Méndez ran an unsuccessful candidacy as a member of the Partido
Popular for Deputy of the 9th district in Mexico City. He received the
Posada Prize for Printmaking at the Second InterAmerican Biennial of Painting,
Printmaking, and Sculpture in Mexico City and a similar award, a gold
medal, in Buenos Aires, Argentina. At the invitation of the Association
of Plastic Artists in the Soviet Union, he participated in their National
Art Congress. A major retrospective, attended by the cultural elite of
Mexico, paid homage to his work at the National Museum of Modern Art,
Mexico
City, on the occasion of his 60th birthday. In group and/or solo exhibitions
for four decades, his work has been shown in cities throughout the world.
(An example or two was recently found on the Internet).
As muralist, printmaker, painter, political activist, teacher, administrator, editor, leader of men and women, feminist, speaker, lover, husband, father, founder and co-founder of several artist's groups, Méndez was (to belabor the stolen phrase) a man for all seasons. There is a tiny minority who believed otherwise: they regarded him as a brilliant, talented, arrogant, domineering, sometimes demagogic, wrongheaded leftist, and selfish artist/printmaker.
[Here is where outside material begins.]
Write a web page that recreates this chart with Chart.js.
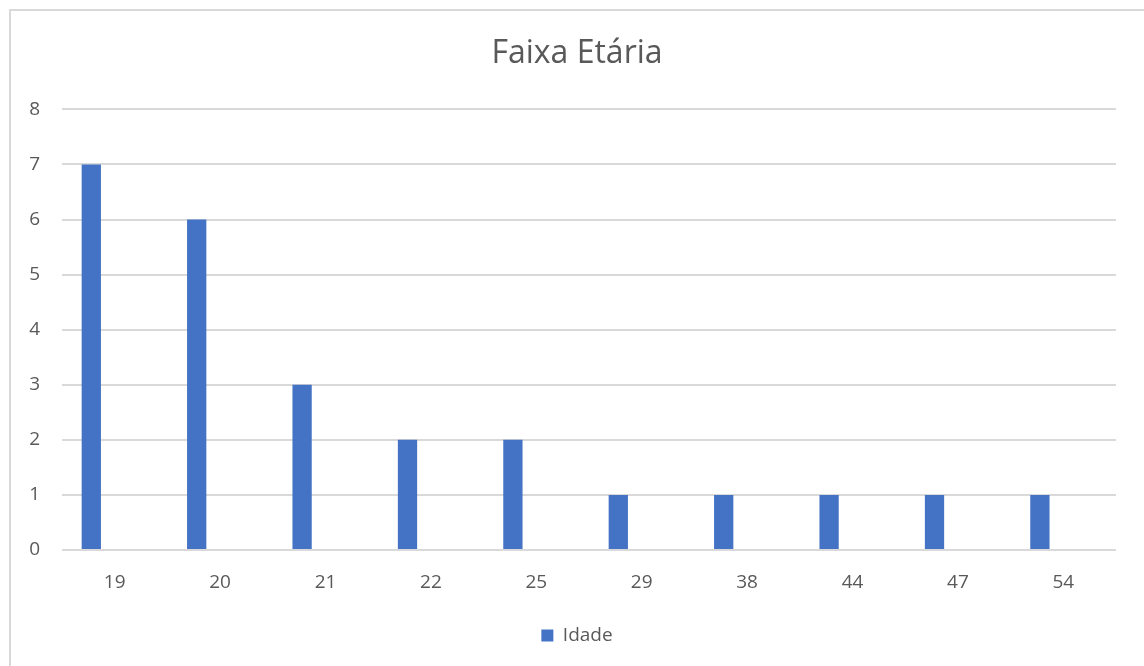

Es la vida.
The exhibition:
The exhibition is the first major exhibition of Méndez' prints
in the United States in almost five decades. Approximately one hundred
prints will span the creative growth and development, the flowering of
his talent, exposing his wry humor and acidic social and political satire,
from the late 1920s through the 1960s.
The catalogue is, in effect, a biography which includes personal anecdotal material gathered by the author, Prof. Jules Heller, when he was a Visiting Artist at the Taller de Gráfica Popular in the 1940s, was a long-term guest in the Méndez home, and from additional trips, in succeeding years, to Mexico City. Heller's most recent publication is North American Women Artists of the Twentieth Century: A Biographical Dictionary. co-edited with his daughter; it includes the biographies of more than 1500 women artists from Canada, the United States, and Mexico. He also published Printmaking Today and Papermaking The catalog also includes a Bibliography, Index, and several Appendices, plus essays by Marilyn A. Zeitlin, Director of the ASU Art Museum.
-Jules Heller
1. Meyer, Hannes, ed. El Taller de Gráfica Popular: doce años de obra artística colectiva. Mexico: La Estampa Mexicana, 1949. p.1.
2. Charlot, Jean. "Mexican Prints" The Metropolitan Museum of Art Bulletin. November 1949: p84.